Rafi Eitan, a legendary Israeli Mossad spy who led the capture of Holocaust mastermind Adolf Eichmann, has died at the age of 92.
Mr Eitan led the mission to arrest a top Nazi official who went into hiding after World War II
- Because of Mr Eitan’s work, Eichmann was brought to trial, convicted of crimes against humanity and hanged
- The former spy went on to have a career in politics, serving as a party leader in his early 80s
Mr Eitan was one of the founders of Israel’s vaunted intelligence agency and among its most prominent figures in Israel and abroad.
The 1960 Mossad operation to capture Eichmann in Argentina and bring him to trial in Jerusalem remains one of the defining episodes in Israel’s history.
Known as the “architect of the Holocaust” for his role in coordinating the Nazi genocide policy, Eichmann fled Germany after World War II and assumed the name Ricardo Klement in Argentina.
Mr Eitan, who headed the seven-man team which travelled to Argentina, grabbed Eichmann on the way back to his Buenos Aires home, shoved him into a car and spirited him to a safe house.
In the back seat of the car, one agent shoved a gloved hand inside Eichmann’s mouth in case he had a cyanide pill hidden in a tooth, as some former top Nazis were known to have to foil their capture.
Mr Eitan identified Eichmann by searching his body for distinctive scars on his arm and stomach.
“And once I felt it I was convinced.

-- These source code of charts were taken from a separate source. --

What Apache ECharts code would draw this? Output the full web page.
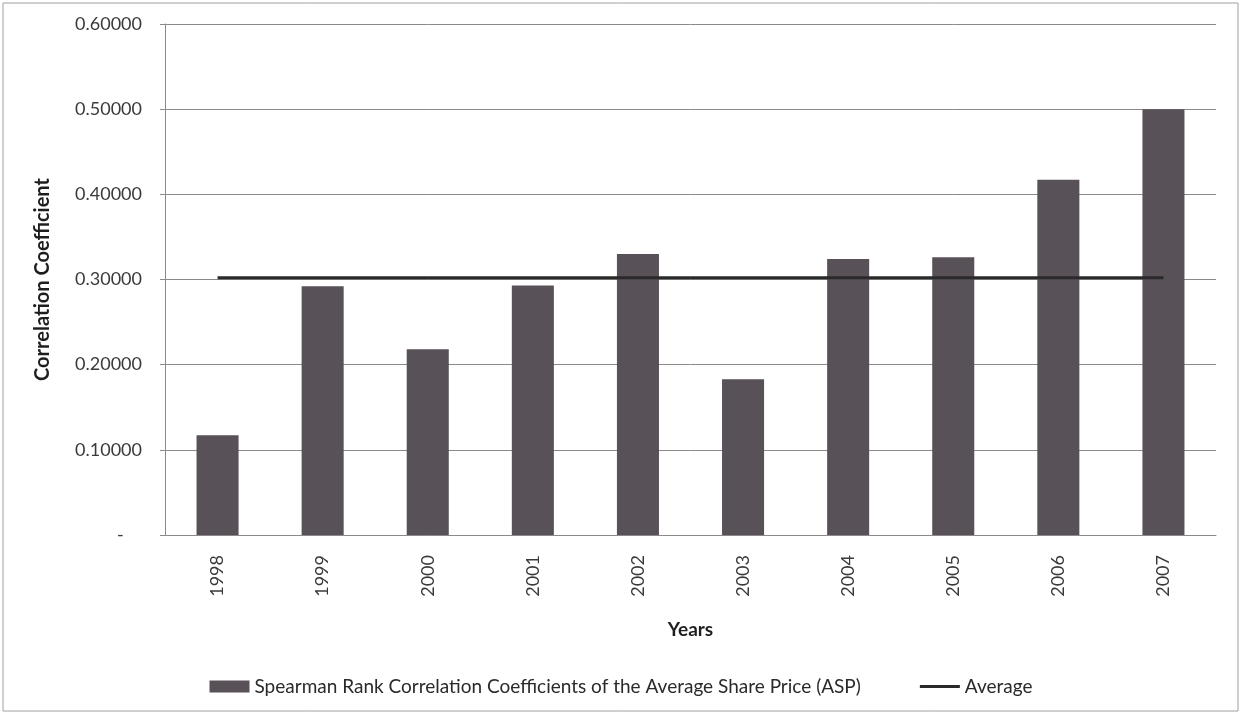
<!DOCTYPE html>
<html>
<head>
<meta charset="utf-8">
<style>
  html, body { margin: 0; padding: 0; background: #ffffff; }
  #chart { width: 1242px; height: 715px; }
</style>
<script src="https://cdn.jsdelivr.net/npm/echarts@6/dist/echarts.min.js"></script>
</head>
<body>
<div id="chart"></div>
<script>
// Years on the category axis
const years = ['1998', '1999', '2000', '2001', '2002', '2003', '2004', '2005', '2006', '2007'];
// Spearman rank correlation coefficients of the average share price, per year
const spearmanASP = [0.117, 0.292, 0.218, 0.293, 0.330, 0.183, 0.324, 0.326, 0.417, 0.500];
// Average coefficient over the period, drawn as a flat line
const averageValue = [0.302, 0.302, 0.302, 0.302, 0.302, 0.302, 0.302, 0.302, 0.302, 0.302];

const FONT = 'Lato, "Open Sans", sans-serif';
// Thin horizontal bar (40x12 box) used as the legend icon of the average line
const LINE_ICON = 'path://M0,0L0,0M0,4.5L40,4.5L40,7.5L0,7.5ZM0,12L0,12';

const chart = echarts.init(document.getElementById('chart'), null, { renderer: 'canvas' });

chart.setOption({
  animation: false,
  backgroundColor: '#ffffff',
  textStyle: { fontFamily: FONT },
  graphic: [{
    type: 'rect',
    shape: { x: 3, y: 3, width: 1235, height: 708 },
    style: { fill: 'none', stroke: '#a0a0a0', lineWidth: 1 },
    silent: true
  }],
  grid: { left: 165, right: 26, top: 24, bottom: 180, containLabel: false },
  legend: {
    top: 672,
    left: 'center',
    itemGap: 59,
    itemWidth: 40,
    itemHeight: 12,
    textStyle: { fontFamily: FONT, fontSize: 19, color: '#2a2a2a' },
    data: [
      { name: 'Spearman Rank Correlation Coefficients of the Average Share Price (ASP)', icon: 'rect' },
      { name: 'Average', icon: LINE_ICON }
    ]
  },
  xAxis: {
    type: 'category',
    data: years,
    boundaryGap: true,
    name: 'Years',
    nameLocation: 'middle',
    nameGap: 85,
    nameTextStyle: { fontFamily: FONT, fontSize: 19, fontWeight: 'bold', color: '#1e1e1e' },
    axisLine: { lineStyle: { color: '#8a8a8a', width: 1 } },
    axisTick: { show: false },
    axisLabel: { rotate: 90, margin: 20, fontFamily: FONT, fontSize: 18, color: '#3a3a3a' }
  },
  yAxis: {
    type: 'value',
    min: 0,
    max: 0.6,
    interval: 0.1,
    name: 'Correlation Coefficient',
    nameLocation: 'middle',
    nameGap: 112,
    nameRotate: 90,
    nameTextStyle: { fontFamily: FONT, fontSize: 20, fontWeight: 'bold', color: '#1e1e1e' },
    axisLine: { show: true, lineStyle: { color: '#8a8a8a', width: 1 } },
    axisTick: { show: true, length: 5, lineStyle: { color: '#8a8a8a' } },
    axisLabel: {
      margin: 23,
      fontFamily: FONT,
      fontSize: 18,
      color: '#3a3a3a',
      formatter: function (v) { return v === 0 ? '-    ' : v.toFixed(5); }
    },
    splitLine: { show: true, lineStyle: { color: '#8a8a8a', width: 1 } }
  },
  series: [
    {
      name: 'Spearman Rank Correlation Coefficients of the Average Share Price (ASP)',
      type: 'bar',
      data: spearmanASP,
      barWidth: '40%',
      itemStyle: { color: '#595158' },
      z: 2
    },
    {
      name: 'Average',
      type: 'line',
      data: averageValue,
      symbol: 'none',
      lineStyle: { color: '#2a2a2a', width: 3 },
      itemStyle: { color: '#2a2a2a' },
      z: 3
    }
  ]
});
</script>
</body>
</html>
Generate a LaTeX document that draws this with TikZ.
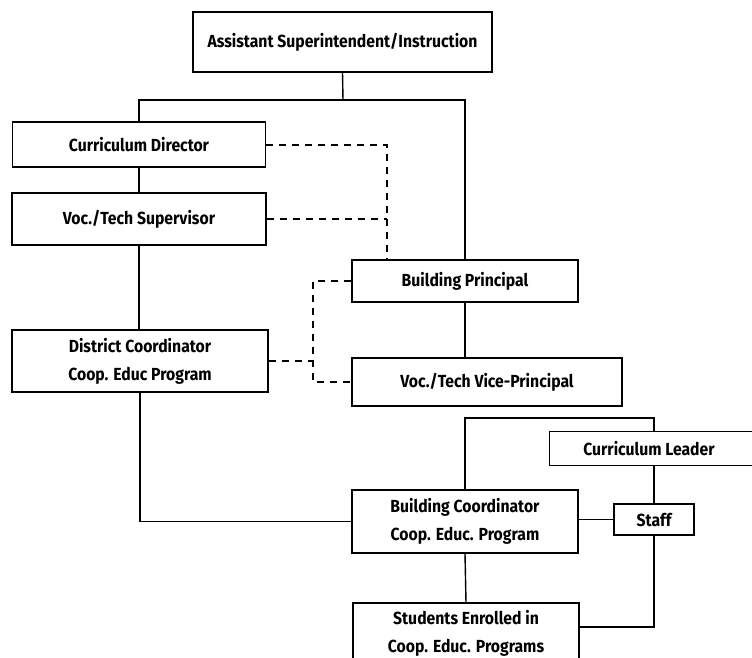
\documentclass[tikz,border=0pt]{standalone}
\usepackage{fontspec}
\newfontfamily\boxfont[FakeStretch=0.9]{Fira Sans}
\begin{document}
\begin{tikzpicture}[x=1pt,y=-1pt,
  box/.style={draw, line width=1.4pt, rectangle, inner sep=0pt, align=center,
    font=\boxfont\bfseries\fontsize{17.5}{28}\selectfont},
  conn/.style={line width=1.4pt},
  dashconn/.style={line width=1.4pt, dash pattern=on 7pt off 6pt}]
\useasboundingbox (0,0) rectangle (752,657);
% boxes
\node[box, minimum width=299pt, minimum height=60pt] (asi) at (342.5,42) {Assistant Superintendent/Instruction};
\node[box, minimum width=253pt, minimum height=45pt] (cd) at (139,144.5) {Curriculum Director};
\node[box, minimum width=254pt, minimum height=52pt] (vts) at (139,219) {Voc./Tech Supervisor};
\node[box, minimum width=256pt, minimum height=62pt] (dc) at (140,361) {District Coordinator\\Coop. Educ Program};
\node[box, minimum width=226pt, minimum height=42pt] (bp) at (465,281) {Building Principal};
\node[box, minimum width=270pt, minimum height=48pt] (vtvp) at (487,382) {Voc./Tech Vice-Principal};
\node[box, draw=none, minimum width=198pt, minimum height=33pt] (cl) at (649,448.5) {Curriculum Leader};
\draw[conn] ([xshift=20pt]cl.north east) -- (cl.north west) -- (cl.south west) -- ([xshift=20pt]cl.south east);
\node[box, minimum width=80pt, minimum height=31pt] (staff) at (654,519.5) {Staff};
\node[box, minimum width=226pt, minimum height=63pt] (bc) at (465,521.5) {Building Coordinator\\Coop. Educ. Program};
\node[box, minimum width=226pt, minimum height=60pt] (st) at (466,633) {Students Enrolled in\\Coop. Educ. Programs};
% junction coordinates
\coordinate (j1) at (343,100);
\coordinate (d1) at (387,145);
\coordinate (d2) at (313,282);
\coordinate (c2) at (654,418);
% solid connectors
\draw[conn] (asi.south) -- (j1);
\draw[conn] (cd.north) |- (j1) -| (bp.north);
\draw[conn] (cd.south) -- (cd.south |- vts.north);
\draw[conn] (vts.south) -- (vts.south |- dc.north);
\draw[conn] (bp.south) -- (bp.south |- vtvp.north);
\draw[conn] (dc.south) |- (bc.west);
\draw[conn] (bc.north) |- (c2) -- (c2 |- cl.north);
\draw[conn] (staff.north |- cl.south) -- (staff.north);
\draw[conn] (bc.east |- staff.west) -- (staff.west);
\draw[conn] (bc.south) -- (st.north);
\draw[conn] (staff.south) |- ([yshift=6pt]st.east);
% dashed connectors
\draw[dashconn] (cd.east |- d1) -- (d1) -- (d1 |- bp.north);
\draw[dashconn] (vts.east) -- (vts.east -| d1);
\draw[dashconn] (bp.west) -- (bp.west -| d2) -- (vtvp.west -| d2) -- (vtvp.west);
\draw[dashconn] (dc.east) -- (dc.east -| d2);
\end{tikzpicture}
\end{document}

This is the man — we got Eichmann,” he recalled years later.
Eichmann’s ensuing trial brought to life the horrors of the Nazi Final Solution, which followed Eichmann’s blueprint for liquidating the entire Jewish population of Europe.
Eichmann was convicted in 1961 of war crimes and crimes against humanity.
He was hanged the following year — the only time Israel has carried out a judicial death sentence.
The mission was dramatised on screen in 1996 TV movie The Man Who Captured Eichmann and, more recently, in the 2018 film Operation Finale.
In 2016, more than 50 years after the trial, the Israeli government released Eichmann’s hand-written plea for clemency.
“There is a need to draw a line between the leaders responsible and the people like me forced to serve as mere instruments in the hands of the leaders,” Eichmann’s letter said.
“I was not a responsible leader, and as such do not feel myself guilty.”
Eichmann was hanged two days after writing the letter.
Mr Eitan, a friend of former Israeli prime minister Ariel Sharon, began his career fighting in the Palmach pre-state army, where he was wounded in battle and became partially deaf.
It was then he also earned his nickname, Stinky Rafi, after hiding in a pit of sewage while on a mission.
He went into business and later in life entered politics and scored an election sensation in 2006 as head of the Pensioners Party, garnering seven seats in the 120-seat parliament and becoming a Cabinet minister in Ehud Olmert’s government.
Mossad director Yossi Cohen said the majority of Mr Eitan’s exploits still remained unknown to the general public.
“The foundations that Rafi laid in the first years of the state are a significant layer in the activities of the Mossad even today,” he said.
“Rafi was among the heroes of the intelligence services of the State of Israel on countless missions on behalf of the security of Israel,” Israel’s Prime Minister Benjamin Netanyahu said.
“His wisdom, wit and commitment to the people of Israel and our state were without peer.”